Hello Hugo Raúl Bocci , I do not know if I understood your question correctly, but if you just want to know (based on NDVI) which percentage of a specific area is covered by vegetation you can use ArcGIS or QGIS for instance. To do so you have to interpret NDVI values of your images first.
Short summary: NDVI values smaller than 0.1 correspond to areas without any vegetation, like rocks, sand, water bodies or snow. From 0.1 to 0.2 you have almost no vegetation. Spare vegetation like senescing crops, shrubs and also some types of grassland have moderate NDVI values from approximately 0.2 to 0.5. High NDVI values (higher than 0.6) indicate dense vegetation structures, like forests or crops at their peak growth rate.
To calculate vegetation cover percentages you have to select all pixels representing vegetation, calculate the resulting area and compare this area to your whole study site for example. But keep in mind, that vegetation cover and therefore NDVI values can change over time.

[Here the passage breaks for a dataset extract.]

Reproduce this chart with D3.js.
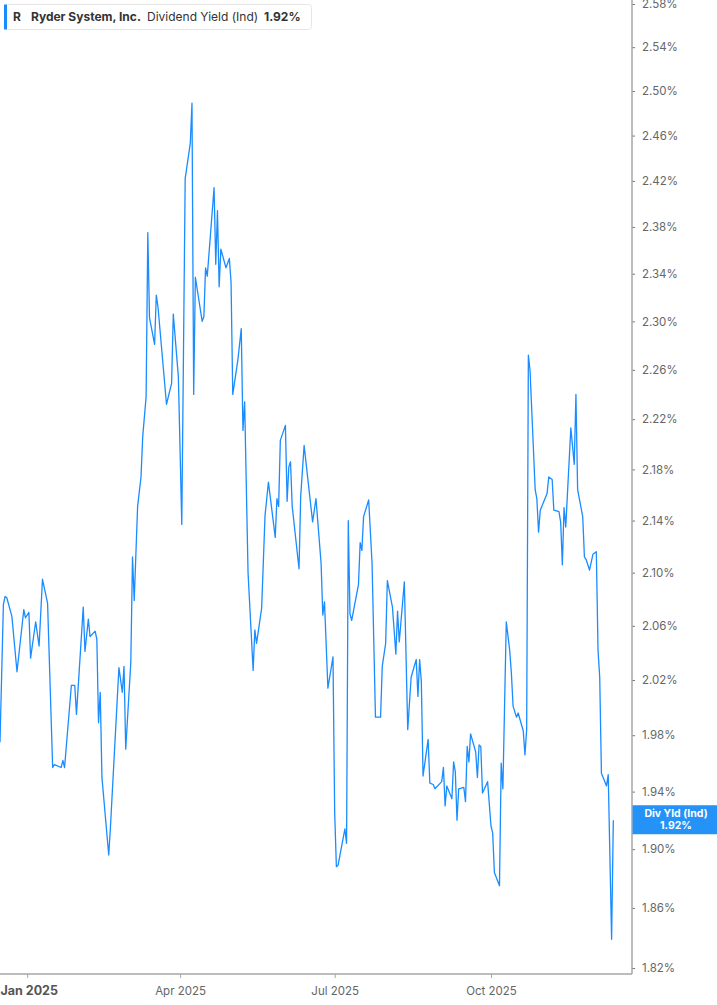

Once you have NDVI, you need to classify the results from your raster file using the saptial analisyt tools. As a result you will have total of pixels per ndvi value. Just add a new fied in the raster table and calculate the percentage of each class according to the total of pixel.
Podrías encontrar una relación pero tendrías que validarlo primero, para que tipo de vegetación es y a qué escala estás trabajando?
A priori podría haber una correlación a menor cobertura menor NDVI pero sin calibrarlo es imposible tener certeza ya que el NDVI depende de muchos factores.
Si querés escribirme con algún detalle más del contexto de tu trabajo te podría dar alguna otra idea
The vegetation cover percentage can be estimated from the tiff images of those NDVI, either in the ArcGIS using the raster calculator or directly in the GEE. But, firstly, you will need to decide the vegetation type too for which you need to calculate.
The very recent study on NDVI may also help you if you are using GEE:
Article The Grass Is Not Always Greener on the Other Side: Seasonal ...
Normalized Difference Vegetation Index (NDVI) describes the greenness by measuring the difference between near-infrared (which vegetation strongly reflects) and red light (which vegetation absorbs), which creates a single-band dataset that mainly represents vegetation density and vigor.
NDVI values range from +1.0 to -1.0. Areas of barren rock, sand, or snow usually show very low NDVI values (for example, 0.1 or less). Sparse vegetation such as shrubs and grasslands may result in moderate NDVI values (approximately 0.2 to 0.5). High NDVI values (approximately 0.6 to 0.9) correspond to dense vegetation such as that found in temperate and tropical forests or crops at their peak growth stage.
Extract the Area and Percentage in ArcGIS:
First, Convert the classified Raster to Polygon. Then, use Tabulate Intersection.
Second, Use Zonal Statistics (Spatial Analyst Toolbox).
based on what I could understand from your question, my answer is that you can use ENVI and/or ArcGIS software. Take ENVI software for instance; after stacking spectral bands of NIR - Red and applying the NDVI transformation, you can click on the image for quick stats and regarding histogram. You can also export the schematic result into an excel sheet. There you can analyze your results; total number of the pixels creating the entire image, as well as the number of pixels classified between ranges -1 and 1.
NDVI values close to -1 mainly represent areas covered with water. Negative values closer to zero, represent areas covered with bare soil, rocks and/or urban areas. NDVI values greater than 0.6 - 0.7 often represent dense vegetation covers.
For vegetation cover analysis, pixels having NDVI values greater than 0.2 - 0.3 are most often included in the process.
There you go! Now you have the total number of pixels creating the image and the number of pixels having NDVI values grater than 0.2 or 0.3. This should do! Good luck :)
This index defines values from -1.0 to 1.0, basically representing greens, where negative values are mainly formed from clouds, water and snow, and values close to zero are primarily formed from rocks and bare soil. Very small values (0.1 or less) of the NDVI function correspond to empty areas of rocks, sand or snow. Moderate values (from 0.2 to 0.3) represent shrubs and meadows, while large values (from 0.6 to 0.8) indicate temperate and tropical forests. Crop Monitoring successfully utilizes this scale to show farmers which parts of their fields have dense, moderate, or sparse vegetation at any given moment.
You could mask the vegetation cover from the NDVI image using a threshold value, then save the resultant image (fraction image). The next step is to calculate the vegetation cover area using some softwares, such as ArcGIS. To get the vegetation cover percentage, you should get the entire area of your study region. Good luck.